Task brief »
All of the data that follows should be retyped exactly, please, except the pictures.

Data provided »

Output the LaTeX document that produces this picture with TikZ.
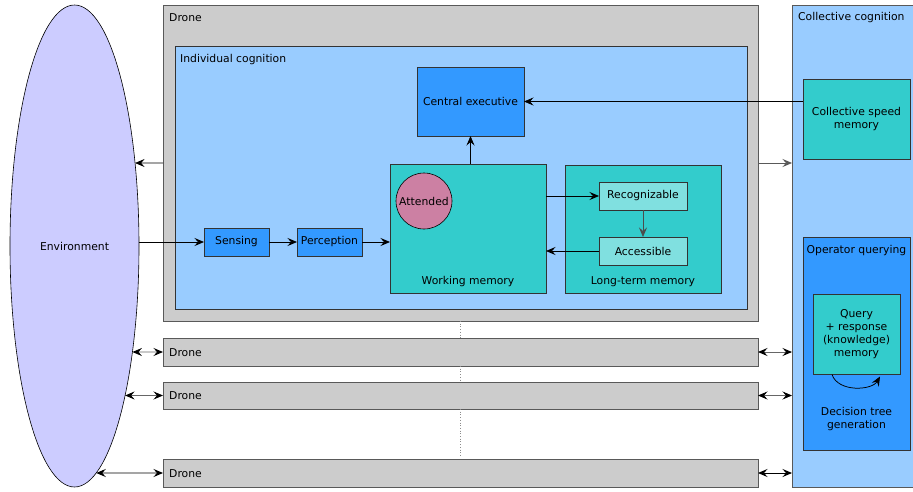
\documentclass[tikz,border=0pt]{standalone}
\usepackage{fontspec}
\setmainfont{DejaVu Sans}
\usetikzlibrary{arrows.meta,shapes.geometric,intersections}

\definecolor{envfill}{HTML}{CCCCFF}
\definecolor{dronefill}{HTML}{CCCCCC}
\definecolor{lightblue}{HTML}{99CCFF}
\definecolor{midblue}{HTML}{3399FF}
\definecolor{tealfill}{HTML}{33CCCC}
\definecolor{lightteal}{HTML}{80E0E0}
\definecolor{rose}{HTML}{CC80A3}
\definecolor{edge}{HTML}{333333}

\tikzset{
  txt/.style={font=\fontsize{10.8pt}{13pt}\selectfont},
  box/.style={rectangle, draw=edge, line width=0.8pt, inner sep=0pt, outer sep=0pt, txt, align=center},
  dronebox/.style={box, fill=dronefill, draw=black!65},
  arr/.style={draw=black, line width=0.75pt, -{Stealth[length=9.5pt,width=8pt,inset=3.5pt]}},
  dblarr/.style={draw=black!60, line width=0.9pt, {Stealth[length=9.5pt,width=8pt,inset=3.5pt,color=black]}-{Stealth[length=9.5pt,width=8pt,inset=3.5pt,color=black]}},
  lbl/.style={txt, inner sep=0pt},
}

\begin{document}
\begin{tikzpicture}[x=1pt, y=-1pt]
\useasboundingbox (0,0) rectangle (913,491);
\clip (0,0) rectangle (913,491);
\fill[white] (0,0) rectangle (913,491);

% environment
\node[ellipse, name path=envb, draw=black, line width=0.6pt, fill=envfill, minimum width=129pt, minimum height=482pt, inner sep=0pt, outer sep=0pt, txt] (env) at (74.5,246) {Environment};

% collective cognition column
\node[box, fill=lightblue, draw=black!65, minimum width=128pt, minimum height=482pt] (coll) at (856,246) {};
\node[lbl, anchor=west] (colllbl) at (798,17.5) {Collective cognition};
\node[box, fill=tealfill, minimum width=107pt, minimum height=80pt] (csm) at (856.5,119) {Collective speed\\memory};
\node[box, fill=midblue, minimum width=107pt, minimum height=213pt] (opq) at (856.5,343.5) {};
\node[lbl] (opqlbl) at (856.5,250.5) {Operator querying};
\node[box, fill=tealfill, minimum width=87pt, minimum height=80pt] (qry) at (856.5,334.5) {Query\\+ response\\(knowledge)\\memory};
\node[lbl, align=center] (dtg) at (856.5,419) {Decision tree\\generation};

% main drone
\node[dronebox, minimum width=595pt, minimum height=316pt] (drone1) at (460.5,163) {};
\node[lbl, anchor=west] (drone1lbl) at (169,17.5) {Drone};
\node[box, fill=lightblue, minimum width=572pt, minimum height=263pt] (indiv) at (461,177.5) {};
\node[lbl, anchor=west] (indivlbl) at (180,59.5) {Individual cognition};

\node[box, fill=midblue, minimum width=107pt, minimum height=69pt] (ce) at (470.5,101.5) {Central executive};
\node[box, fill=tealfill, minimum width=156pt, minimum height=129pt] (wm) at (468,228.5) {};
\node[lbl] (wmlbl) at (468,281.5) {Working memory};
\node[circle, draw=black, line width=0.6pt, fill=rose, minimum size=56pt, inner sep=0pt, txt] (att) at (424,201) {Attended};
\node[box, fill=tealfill, minimum width=156pt, minimum height=128pt] (ltm) at (643,229) {};
\node[lbl] (ltmlbl) at (643,281.5) {Long-term memory};
\node[box, fill=lightteal, minimum width=88pt, minimum height=28pt] (rec) at (643,196) {Recognizable};
\node[box, fill=lightteal, minimum width=88pt, minimum height=28pt] (acc) at (643,251) {Accessible};
\node[box, fill=midblue, minimum width=65pt, minimum height=28pt] (sens) at (236.5,242) {Sensing};
\node[box, fill=midblue, minimum width=65pt, minimum height=28pt] (perc) at (329.5,242) {Perception};

% further drones
\node[dronebox, minimum width=595pt, minimum height=28pt] (d2) at (460.5,352) {};
\node[lbl, anchor=west] (d2lbl) at (169,352.5) {Drone};
\node[dronebox, minimum width=595pt, minimum height=27pt] (d3) at (460.5,395.5) {};
\node[lbl, anchor=west] (d3lbl) at (169,396) {Drone};
\node[dronebox, minimum width=595pt, minimum height=28pt] (d4) at (460.5,473) {};
\node[lbl, anchor=west] (d4lbl) at (169,473.5) {Drone};

% elision between drones
\draw[black!45, dotted, line width=0.7pt] (drone1.south) -- (d2.north);
\draw[black!45, dotted, line width=0.7pt] (d2.south) -- (d3.north);
\draw[black!45, dotted, line width=0.7pt] (d3.south) -- ([yshift=2pt]d4.north);

% horizontal rays meeting the right-hand side of the environment border
\path[name path=ray1] (drone1.west) -- (drone1.west -| env.center);
\path[name path=ray2] (d2.west) -- (d2.west -| env.center);
\path[name path=ray3] (d3.west) -- (d3.west -| env.center);
\path[name path=ray4] (d4.west) -- (d4.west -| env.center);
\path[name intersections={of=envb and ray1, by=e1}];
\path[name intersections={of=envb and ray2, by=e2}];
\path[name intersections={of=envb and ray3, by=e3}];
\path[name intersections={of=envb and ray4, by=e4}];

% flow inside the drone
\draw[arr] (sens.west -| env.east) -- (sens.west);
\draw[arr] (sens.east) -- (perc.west);
\draw[arr] (perc.east) -- (perc.east -| wm.west);
\draw[arr] (ce.south |- wm.north) -- (ce.south);
\draw[arr] (wm.east |- rec.west) -- (rec.west);
\draw[arr, draw=black!70] (rec.south) -- (acc.north);
\draw[arr] (acc.west) -- (acc.west -| wm.east);
\draw[arr] (csm.west |- ce.east) -- (ce.east);
\draw[arr] (drone1.west) -- (e1);
\draw[arr, draw=black!65] (drone1.east) -- (drone1.east -| coll.west);

% drones to environment and collective
\draw[dblarr] (e2) -- (d2.west);
\draw[dblarr] (e3) -- (d3.west);
\draw[dblarr, draw=black] (e4) -- (d4.west);
\draw[dblarr] (d2.east) -- (d2.east -| coll.west);
\draw[dblarr] (d3.east) -- (d3.east -| coll.west);
\draw[dblarr, draw=black] (d4.east) -- (d4.east -| coll.west);

% decision tree loop
\coordinate (qs) at ([xshift=19pt]qry.south west);
\coordinate (qe) at ([xshift=67pt,yshift=-2pt]qry.south west);
\draw[arr] (qs) .. controls +(6,18) and +(-8,14) .. (qe);
\end{tikzpicture}
\end{document}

Response for this exercise »
Output the LaTeX document that produces this picture with TikZ.
\documentclass[tikz,border=0pt]{standalone}
\usepackage{fontspec}
\setmainfont{DejaVu Sans}
\usetikzlibrary{arrows.meta,shapes.geometric,intersections}

\definecolor{envfill}{HTML}{CCCCFF}
\definecolor{dronefill}{HTML}{CCCCCC}
\definecolor{lightblue}{HTML}{99CCFF}
\definecolor{midblue}{HTML}{3399FF}
\definecolor{tealfill}{HTML}{33CCCC}
\definecolor{lightteal}{HTML}{80E0E0}
\definecolor{rose}{HTML}{CC80A3}
\definecolor{edge}{HTML}{333333}

\tikzset{
  txt/.style={font=\fontsize{10.8pt}{13pt}\selectfont},
  box/.style={rectangle, draw=edge, line width=0.8pt, inner sep=0pt, outer sep=0pt, txt, align=center},
  dronebox/.style={box, fill=dronefill, draw=black!65},
  arr/.style={draw=black, line width=0.75pt, -{Stealth[length=9.5pt,width=8pt,inset=3.5pt]}},
  dblarr/.style={draw=black!60, line width=0.9pt, {Stealth[length=9.5pt,width=8pt,inset=3.5pt,color=black]}-{Stealth[length=9.5pt,width=8pt,inset=3.5pt,color=black]}},
  lbl/.style={txt, inner sep=0pt},
}

\begin{document}
\begin{tikzpicture}[x=1pt, y=-1pt]
\useasboundingbox (0,0) rectangle (913,491);
\clip (0,0) rectangle (913,491);
\fill[white] (0,0) rectangle (913,491);

% environment
\node[ellipse, name path=envb, draw=black, line width=0.6pt, fill=envfill, minimum width=129pt, minimum height=482pt, inner sep=0pt, outer sep=0pt, txt] (env) at (74.5,246) {Environment};

% collective cognition column
\node[box, fill=lightblue, draw=black!65, minimum width=128pt, minimum height=482pt] (coll) at (856,246) {};
\node[lbl, anchor=west] (colllbl) at (798,17.5) {Collective cognition};
\node[box, fill=tealfill, minimum width=107pt, minimum height=80pt] (csm) at (856.5,119) {Collective speed\\memory};
\node[box, fill=midblue, minimum width=107pt, minimum height=213pt] (opq) at (856.5,343.5) {};
\node[lbl] (opqlbl) at (856.5,250.5) {Operator querying};
\node[box, fill=tealfill, minimum width=87pt, minimum height=80pt] (qry) at (856.5,334.5) {Query\\+ response\\(knowledge)\\memory};
\node[lbl, align=center] (dtg) at (856.5,419) {Decision tree\\generation};

% main drone
\node[dronebox, minimum width=595pt, minimum height=316pt] (drone1) at (460.5,163) {};
\node[lbl, anchor=west] (drone1lbl) at (169,17.5) {Drone};
\node[box, fill=lightblue, minimum width=572pt, minimum height=263pt] (indiv) at (461,177.5) {};
\node[lbl, anchor=west] (indivlbl) at (180,59.5) {Individual cognition};

\node[box, fill=midblue, minimum width=107pt, minimum height=69pt] (ce) at (470.5,101.5) {Central executive};
\node[box, fill=tealfill, minimum width=156pt, minimum height=129pt] (wm) at (468,228.5) {};
\node[lbl] (wmlbl) at (468,281.5) {Working memory};
\node[circle, draw=black, line width=0.6pt, fill=rose, minimum size=56pt, inner sep=0pt, txt] (att) at (424,201) {Attended};
\node[box, fill=tealfill, minimum width=156pt, minimum height=128pt] (ltm) at (643,229) {};
\node[lbl] (ltmlbl) at (643,281.5) {Long-term memory};
\node[box, fill=lightteal, minimum width=88pt, minimum height=28pt] (rec) at (643,196) {Recognizable};
\node[box, fill=lightteal, minimum width=88pt, minimum height=28pt] (acc) at (643,251) {Accessible};
\node[box, fill=midblue, minimum width=65pt, minimum height=28pt] (sens) at (236.5,242) {Sensing};
\node[box, fill=midblue, minimum width=65pt, minimum height=28pt] (perc) at (329.5,242) {Perception};

% further drones
\node[dronebox, minimum width=595pt, minimum height=28pt] (d2) at (460.5,352) {};
\node[lbl, anchor=west] (d2lbl) at (169,352.5) {Drone};
\node[dronebox, minimum width=595pt, minimum height=27pt] (d3) at (460.5,395.5) {};
\node[lbl, anchor=west] (d3lbl) at (169,396) {Drone};
\node[dronebox, minimum width=595pt, minimum height=28pt] (d4) at (460.5,473) {};
\node[lbl, anchor=west] (d4lbl) at (169,473.5) {Drone};

% elision between drones
\draw[black!45, dotted, line width=0.7pt] (drone1.south) -- (d2.north);
\draw[black!45, dotted, line width=0.7pt] (d2.south) -- (d3.north);
\draw[black!45, dotted, line width=0.7pt] (d3.south) -- ([yshift=2pt]d4.north);

% horizontal rays meeting the right-hand side of the environment border
\path[name path=ray1] (drone1.west) -- (drone1.west -| env.center);
\path[name path=ray2] (d2.west) -- (d2.west -| env.center);
\path[name path=ray3] (d3.west) -- (d3.west -| env.center);
\path[name path=ray4] (d4.west) -- (d4.west -| env.center);
\path[name intersections={of=envb and ray1, by=e1}];
\path[name intersections={of=envb and ray2, by=e2}];
\path[name intersections={of=envb and ray3, by=e3}];
\path[name intersections={of=envb and ray4, by=e4}];

% flow inside the drone
\draw[arr] (sens.west -| env.east) -- (sens.west);
\draw[arr] (sens.east) -- (perc.west);
\draw[arr] (perc.east) -- (perc.east -| wm.west);
\draw[arr] (ce.south |- wm.north) -- (ce.south);
\draw[arr] (wm.east |- rec.west) -- (rec.west);
\draw[arr, draw=black!70] (rec.south) -- (acc.north);
\draw[arr] (acc.west) -- (acc.west -| wm.east);
\draw[arr] (csm.west |- ce.east) -- (ce.east);
\draw[arr] (drone1.west) -- (e1);
\draw[arr, draw=black!65] (drone1.east) -- (drone1.east -| coll.west);

% drones to environment and collective
\draw[dblarr] (e2) -- (d2.west);
\draw[dblarr] (e3) -- (d3.west);
\draw[dblarr, draw=black] (e4) -- (d4.west);
\draw[dblarr] (d2.east) -- (d2.east -| coll.west);
\draw[dblarr] (d3.east) -- (d3.east -| coll.west);
\draw[dblarr, draw=black] (d4.east) -- (d4.east -| coll.west);

% decision tree loop
\coordinate (qs) at ([xshift=19pt]qry.south west);
\coordinate (qe) at ([xshift=67pt,yshift=-2pt]qry.south west);
\draw[arr] (qs) .. controls +(6,18) and +(-8,14) .. (qe);
\end{tikzpicture}
\end{document}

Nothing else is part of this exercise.